#### ITEMS

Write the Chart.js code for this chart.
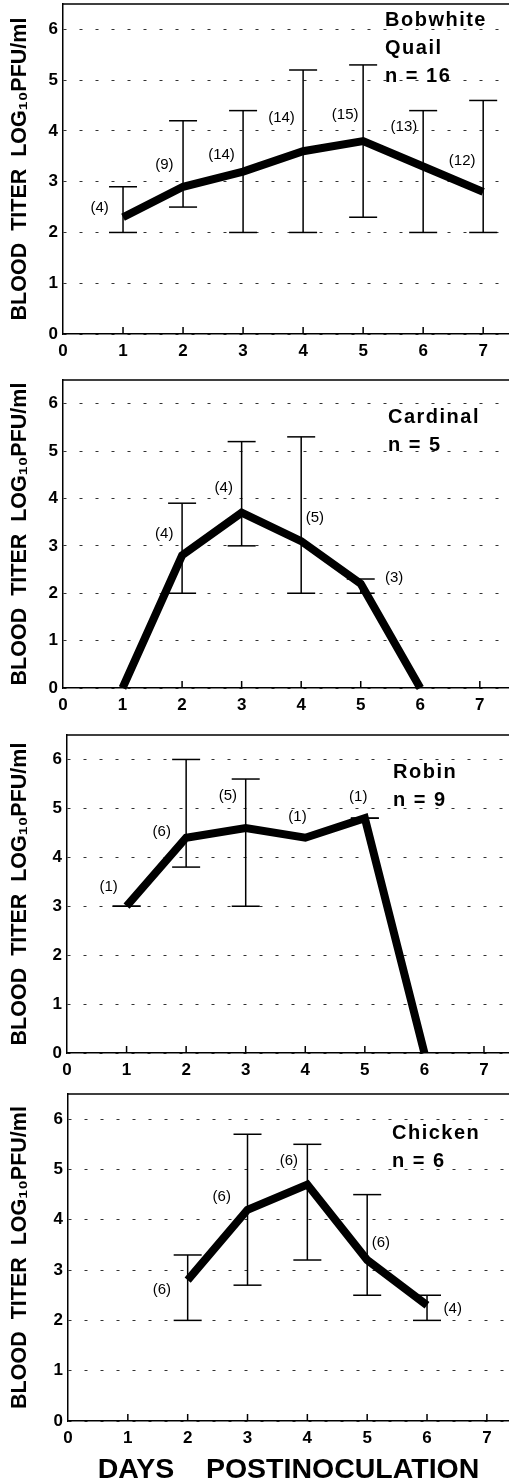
<!DOCTYPE html>
<html>
<head>
<meta charset="utf-8">
<script src="https://cdn.jsdelivr.net/npm/chart.js@4.4.0/dist/chart.umd.min.js"></script>
<style>
  html, body { margin: 0; padding: 0; background: #fff; overflow: hidden; }
  canvas { position: absolute; left: 0; }
</style>
</head>
<body>
<canvas id="quail"></canvas>
<canvas id="cardinal"></canvas>
<canvas id="robin"></canvas>
<canvas id="chicken"></canvas>
<script>
// days postinoculation and mean titers (log10 PFU/ml)
const quailDays = [1, 2, 3, 4, 5, 6, 7];
const quailMean = [2.3, 2.9, 3.2, 3.6, 3.8, 3.3, 2.8];
const quailLow  = [2.0, 2.5, 2.0, 2.0, 2.3, 2.0, 2.0];
const quailHigh = [2.9, 4.2, 4.4, 5.2, 5.3, 4.4, 4.6];
const quailN    = [4, 9, 14, 14, 15, 13, 12];

const cardinalDays = [1, 2, 3, 4, 5, 6];
const cardinalMean = [0, 2.8, 3.7, 3.1, 2.2, 0];
const cardinalLow  = [null, 2.0, 3.0, 2.0, 2.0, null];
const cardinalHigh = [null, 3.9, 5.2, 5.3, 2.3, null];
const cardinalN    = [null, 4, 4, 5, 3, null];

const robinDays = [1, 2, 3, 4, 5, 6];
const robinMean = [3.0, 4.4, 4.6, 4.4, 4.8, 0];
const robinLow  = [3.0, 3.8, 3.0, null, 4.8, null];
const robinHigh = [3.0, 6.0, 5.6, null, 4.8, null];
const robinN    = [1, 6, 5, 1, 1, null];

const chickenDays = [2, 3, 4, 5, 6];
const chickenMean = [2.8, 4.2, 4.7, 3.2, 2.3];
const chickenLow  = [2.0, 2.7, 3.2, 2.5, 2.0];
const chickenHigh = [3.3, 5.7, 5.5, 4.5, 2.5];
const chickenN    = [6, 6, 6, 6, 4];

const yTicks = [0, 1, 2, 3, 4, 5, 6];
const xTicks = [0, 1, 2, 3, 4, 5, 6, 7];

const FONT = '"Liberation Sans", Arial, sans-serif';

// frame top edge, inward ticks, (n) labels and species name
const extras = {
  id: 'extras',
  afterDraw(chart, args, o) {
    const {ctx, chartArea: a, scales: {x, y}} = chart;
    ctx.save();
    ctx.strokeStyle = '#000';
    ctx.lineWidth = 1.5;
    ctx.beginPath();
    ctx.moveTo(a.left, a.top);
    ctx.lineTo(a.right, a.top);
    x.ticks.forEach(t => {
      if (t.value <= 0) return;
      const px = x.getPixelForValue(t.value);
      ctx.moveTo(px, a.bottom);
      ctx.lineTo(px, a.bottom - 7);
    });
    ctx.stroke();

    ctx.fillStyle = '#000';
    ctx.textBaseline = 'middle';
    ctx.textAlign = 'center';
    ctx.font = '15px ' + FONT;
    o.counts.forEach((n, i) => {
      if (n == null) return;
      const p = o.countAt[i];
      ctx.fillText('(' + n + ')', x.getPixelForValue(p[0]), y.getPixelForValue(p[1]));
    });

    ctx.textAlign = 'left';
    ctx.font = 'bold 20px ' + FONT;
    ctx.letterSpacing = '1.5px';
    o.name.forEach((line, i) => ctx.fillText(line, o.nameAt[0], o.nameAt[1] + i * 28));
    ctx.restore();
  }
};

function points(days, vals) {
  return days.map((d, i) => ({x: d, y: vals[i]}));
}

function bars(days, lo, hi) {
  const pts = [];
  days.forEach((d, i) => {
    if (lo[i] == null) return;
    pts.push({x: d, y: lo[i]}, {x: d, y: hi[i]}, {x: d, y: null});
  });
  return pts;
}

function panel(id, p) {
  const el = document.getElementById(id);
  el.width = 509;
  el.height = p.h;
  el.style.top = p.top + 'px';
  el.style.width = '509px';
  el.style.height = p.h + 'px';

  new Chart(el, {
    type: 'line',
    data: {
      datasets: [{
        data: points(p.days, p.mean),
        borderColor: '#000',
        borderWidth: 8,
        pointRadius: 0,
        tension: 0,
        clip: false
      }, {
        data: bars(p.days, p.low, p.high),
        borderColor: '#000',
        borderWidth: 1.5,
        pointStyle: 'line',
        pointRadius: 14,
        pointBorderWidth: 1.5,
        pointBorderColor: '#000',
        spanGaps: false,
        clip: false
      }]
    },
    options: {
      responsive: false,
      animation: false,
      events: [],
      layout: {autoPadding: false, padding: {top: p.areaTop, left: 0, right: 0, bottom: 0}},
      plugins: {
        legend: {display: false},
        tooltip: {enabled: false},
        extras: {counts: p.n, countAt: p.countAt, name: p.name, nameAt: p.nameAt}
      },
      scales: {
        x: {
          type: 'linear',
          min: 0,
          max: p.xMax,
          afterBuildTicks: s => { s.ticks = xTicks.map(v => ({value: v})); },
          afterFit: s => {
            s.height = p.h - p.areaBottom;
            s.paddingLeft = 0;
            s.paddingRight = 0;
          },
          grid: {display: false, drawTicks: false},
          border: {display: true, color: '#000', width: 1.5},
          ticks: {
            color: '#000',
            padding: 7,
            maxRotation: 0,
            font: {family: FONT, size: 17, weight: 'bold'}
          },
          title: {
            display: !!p.xTitle,
            text: p.xTitle || '',
            color: '#000',
            padding: 0,
            font: {family: FONT, size: 28.5, weight: 'bold', lineHeight: 1}
          }
        },
        y: {
          min: 0,
          max: 6.5,
          afterBuildTicks: s => { s.ticks = yTicks.map(v => ({value: v})); },
          afterFit: s => {
            s.width = p.areaLeft;
            s.paddingTop = 0;
            s.paddingBottom = 0;
          },
          grid: {color: '#333', lineWidth: 1, drawTicks: false},
          border: {display: true, color: '#000', width: 1.5, dash: [3, 13]},
          ticks: {
            color: '#000',
            padding: 5,
            font: {family: FONT, size: 17, weight: 'bold'}
          },
          title: {
            display: true,
            text: 'BLOOD  TITER  LOG\u2081\u2080PFU/ml',
            color: '#000',
            padding: {top: 7, bottom: 0},
            font: {family: FONT, size: 21.5, weight: 'bold'}
          }
        }
      }
    },
    plugins: [extras]
  });
}

panel('quail', {
  top: 0, h: 360, areaTop: 4, areaBottom: 334, areaLeft: 63, xMax: 7.43,
  days: quailDays, mean: quailMean, low: quailLow, high: quailHigh, n: quailN,
  countAt: [[0.61, 2.48], [1.69, 3.34], [2.64, 3.53], [3.64, 4.26], [4.70, 4.32], [5.68, 4.08], [6.65, 3.42]],
  name: ['Bobwhite', 'Quail', 'n = 16'], nameAt: [385, 20]
});

panel('cardinal', {
  top: 360, h: 370, areaTop: 20, areaBottom: 328, areaLeft: 63, xMax: 7.49,
  days: cardinalDays, mean: cardinalMean, low: cardinalLow, high: cardinalHigh, n: cardinalN,
  countAt: [null, [1.70, 3.26], [2.70, 4.23], [4.23, 3.60], [5.56, 2.32], null],
  name: ['Cardinal', 'n = 5'], nameAt: [388, 57]
});

panel('robin', {
  top: 730, h: 350, areaTop: 5, areaBottom: 323, areaLeft: 67, xMax: 7.42,
  days: robinDays, mean: robinMean, low: robinLow, high: robinHigh, n: robinN,
  countAt: [[0.70, 3.40], [1.59, 4.51], [2.70, 5.26], [3.87, 4.83], [4.89, 5.23], null],
  name: ['Robin', 'n = 9'], nameAt: [393, 42]
});

panel('chicken', {
  top: 1080, h: 404, areaTop: 14, areaBottom: 341, areaLeft: 68, xMax: 7.37,
  days: chickenDays, mean: chickenMean, low: chickenLow, high: chickenHigh, n: chickenN,
  countAt: [[1.57, 2.61], [2.57, 4.45], [3.69, 5.17], [5.23, 3.55], [6.43, 2.22]],
  name: ['Chicken', 'n = 6'], nameAt: [392, 53],
  xTitle: 'DAYS    POSTINOCULATION'
});
</script>
</body>
</html>
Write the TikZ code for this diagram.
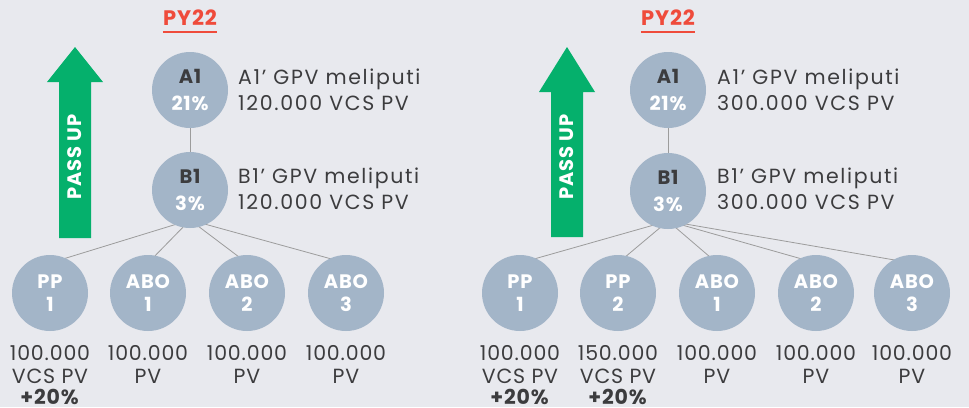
\documentclass[tikz,border=0pt]{standalone}
\usepackage{fontspec}
\setmainfont[LetterSpace=4]{Poppins}
\usetikzlibrary{calc}

\definecolor{bgcol}{HTML}{E8E9EE}
\definecolor{dotcol}{HTML}{A3B5C8}
\definecolor{txtcol}{HTML}{3C3C3E}
\definecolor{upgreen}{HTML}{05B06C}
\definecolor{pyred}{HTML}{EF4B3B}
\definecolor{linecol}{HTML}{9C9C9C}

\newcommand{\dd}{30}   % how far the links start inside a circle
\pgfdeclarelayer{back}
\pgfdeclarelayer{wires}
\pgfsetlayers{back,wires,main}

\tikzset{
    member/.style={circle, fill=dotcol, minimum size=76pt, inner sep=0pt,
        align=center, font=\fontsize{19.5}{27}\selectfont\bfseries},
    kid/.style={member, font=\fontsize{19.5}{22.5}\selectfont\bfseries, text=white},
    info/.style={anchor=west, align=left, inner sep=0pt, text=txtcol,
        font=\fontsize{20.5}{25.5}\selectfont\addfontfeature{LetterSpace=8}},
    pv/.style={anchor=north, align=center, inner sep=0pt, text=txtcol,
        font=\fontsize{20.5}{23}\selectfont},
    year/.style={inner sep=0pt, text=pyred, font=\fontsize{21}{24}\selectfont\bfseries},
    passup/.style={rotate=90, inner sep=0pt, text=white, font=\fontsize{19.5}{22}\selectfont\bfseries},
    link/.style={draw=linecol, line width=0.8pt},
}

\begin{document}
\begin{tikzpicture}[x=1pt, y=-1pt]

        \begin{pgfonlayer}{back}
        \fill[bgcol] (0, 0) rectangle (969, 407);
        \end{pgfonlayer}
        \useasboundingbox (0, 0) rectangle (969, 407);

        % left panel
        \node[year] (py1) at (190, 18) {PY22};
        \draw[pyred, line width=1.3pt] ($(py1.south west)+(0,6)$) -- ($(py1.south east)+(0,6)$);

        \fill[upgreen] (75, 47) -- (103, 82) -- (91, 82) -- (91, 238) -- (59, 238) -- (59, 82) -- (47, 82) -- cycle;
        \node[passup] (up1) at (75, 157) {PASS UP};

        \node[member] (a1) at (190, 90) {{\color{txtcol}A1}\\{\color{white}21\%}};
        \node[member] (b1) at (190, 190) {{\color{txtcol}B1}\\{\color{white}3\%}};
        \node[info] (ta1) at (238, 90) {A1’ GPV meliputi\\120.000 VCS PV};
        \node[info] (tb1) at (238, 189) {B1’ GPV meliputi\\120.000 VCS PV};

        \node[kid] (pp1) at (50, 293) {PP\\1};
        \node[kid] (abo1) at (148, 293) {ABO\\1};
        \node[kid] (abo2) at (247, 293) {ABO\\2};
        \node[kid] (abo3) at (346, 293) {ABO\\3};

        \node[pv] (vpp1) at (50, 345) {100.000\\VCS PV\\[-2pt]\textbf{+20\%}};
        \node[pv] (vabo1) at (148, 345) {100.000\\PV};
        \node[pv] (vabo2) at (247, 345) {100.000\\PV};
        \node[pv] (vabo3) at (346, 345) {100.000\\PV};

        \begin{pgfonlayer}{wires}
        \draw[link] (a1) -- (b1);
        \draw[link] ($(b1)+(0,\dd)$) -- ($(pp1)+(0,-\dd)$);
        \draw[link] ($(b1)+(0,\dd)$) -- ($(abo1)+(0,-\dd)$);
        \draw[link] ($(b1)+(0,\dd)$) -- ($(abo2)+(0,-\dd)$);
        \draw[link] ($(b1)+(0,\dd)$) -- ($(abo3)+(0,-\dd)$);
        \end{pgfonlayer}

        % right panel
        \node[year] (py2) at (668, 18) {PY22};
        \draw[pyred, line width=1.3pt] ($(py2.south west)+(0,6)$) -- ($(py2.south east)+(0,6)$);

        \fill[upgreen] (567, 47) -- (595, 92) -- (583, 92) -- (583, 237) -- (551, 237) -- (551, 92) -- (539, 92) -- cycle;
        \node[passup] (up2) at (567, 157) {PASS UP};

        \node[member] (a2) at (668, 90) {{\color{txtcol}A1}\\{\color{white}21\%}};
        \node[member] (b2) at (668, 191) {{\color{txtcol}B1}\\{\color{white}3\%}};
        \node[info] (ta2) at (717, 90) {A1’ GPV meliputi\\300.000 VCS PV};
        \node[info] (tb2) at (717, 189) {B1’ GPV meliputi\\300.000 VCS PV};

        \node[kid] (pp21) at (520, 293) {PP\\1};
        \node[kid] (pp22) at (618, 293) {PP\\2};
        \node[kid] (abo21) at (717, 293) {ABO\\1};
        \node[kid] (abo22) at (816, 293) {ABO\\2};
        \node[kid] (abo23) at (912, 293) {ABO\\3};

        \node[pv] (vpp21) at (520, 345) {100.000\\VCS PV\\[-2pt]\textbf{+20\%}};
        \node[pv] (vpp22) at (618, 345) {150.000\\VCS PV\\[-2pt]\textbf{+20\%}};
        \node[pv] (vabo21) at (717, 345) {100.000\\PV};
        \node[pv] (vabo22) at (816, 345) {100.000\\PV};
        \node[pv] (vabo23) at (912, 345) {100.000\\PV};

        \begin{pgfonlayer}{wires}
        \draw[link] (a2) -- (b2);
        \draw[link] ($(b2)+(0,\dd)$) -- ($(pp21)+(0,-\dd)$);
        \draw[link] ($(b2)+(0,\dd)$) -- ($(pp22)+(0,-\dd)$);
        \draw[link] ($(b2)+(0,\dd)$) -- ($(abo21)+(0,-\dd)$);
        \draw[link] ($(b2)+(0,\dd)$) -- ($(abo22)+(0,-\dd)$);
        \draw[link] ($(b2)+(0,\dd)$) -- ($(abo23)+(0,-\dd)$);
        \end{pgfonlayer}

\end{tikzpicture}
\end{document}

########

● **REQUIRED WORK**:
Pull out every line containing "code".

● **FINISHED TASK**:
Write the Chart.js code for this chart.
Write the TikZ code for this diagram.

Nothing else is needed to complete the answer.